For operational decisions to be made, marketing campaigns planned, or sales initiatives cooked up, you and your team need time to sit down and discuss the details. But once you find a free window in everyone’s diaries and get your team in the same room, how do you then run a productive business meeting?

This answer is to have a clear and methodical way of driving these meetings.

Getting the maximum value from a meeting

We’ve all sat through overly-long meetings where people’s attention wanes, tempers get frayed and nothing constructive gets decided. Unproductive meetings create more problems than value – curbing engagement, destroying motivation and failing to move your project forward.

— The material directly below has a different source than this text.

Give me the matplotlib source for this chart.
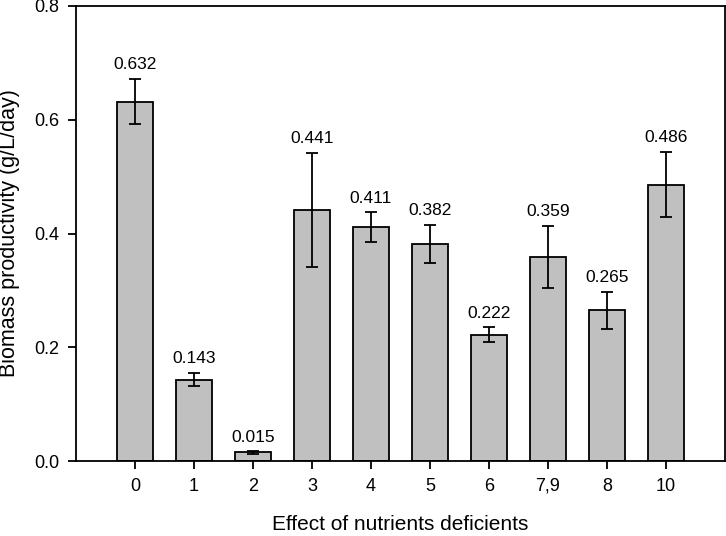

To make your meeting proactive and productive:

Know WHY you’re having the meeting

If you’re taking precious time out of everyone’s day, make sure there’s a genuine reason for a meeting. It may be a project kick-off meeting, a follow-up meeting to gain feedback, or a finance meeting to discuss numbers. Whatever the key driver, agree on this before inviting people and include a self-explanatory subject line in the invite, so people know why they’re attending.

Have a clear agenda 

A meeting without an agenda is like a business without a strategic plan. A meeting needs direction, so set out the key discussion points, what needs to be covered and how long you estimate the meeting will last. Draft a written agenda with specific agenda points, that’s emailed out to all invitees beforehand and is shared on screen during the meeting.

Invite the right people 

A meeting with too many people in the room can soon descend into chaos. Only invite the staff and stakeholders that have direct involvement in the project or discussion. This way, you can stay focused, the agenda won’t go off on a tangent and you (hopefully) will reach some definite and productive conclusions.

Keep minutes of the meeting

It’s very easy to sit through a productive meeting and then, on the next day, have no clue what was agreed. For this reason, keeping minutes is essential so there’s a record of what was said and finalised. This could be formal written minutes, quick notes on action points or even an audio recording of the meeting – automated transcription software tools, like Otter.ai, can provide transcripts on the go.

Summarise key action points

For a meeting to be truly productive, you need to end up with some meaningful action points at the end. Record each action point, who it’s been assigned to and when you’re expecting this to be actioned. This list of action points then becomes the starting point for your next meeting, so you can monitor performance and make sure the project is kept on track.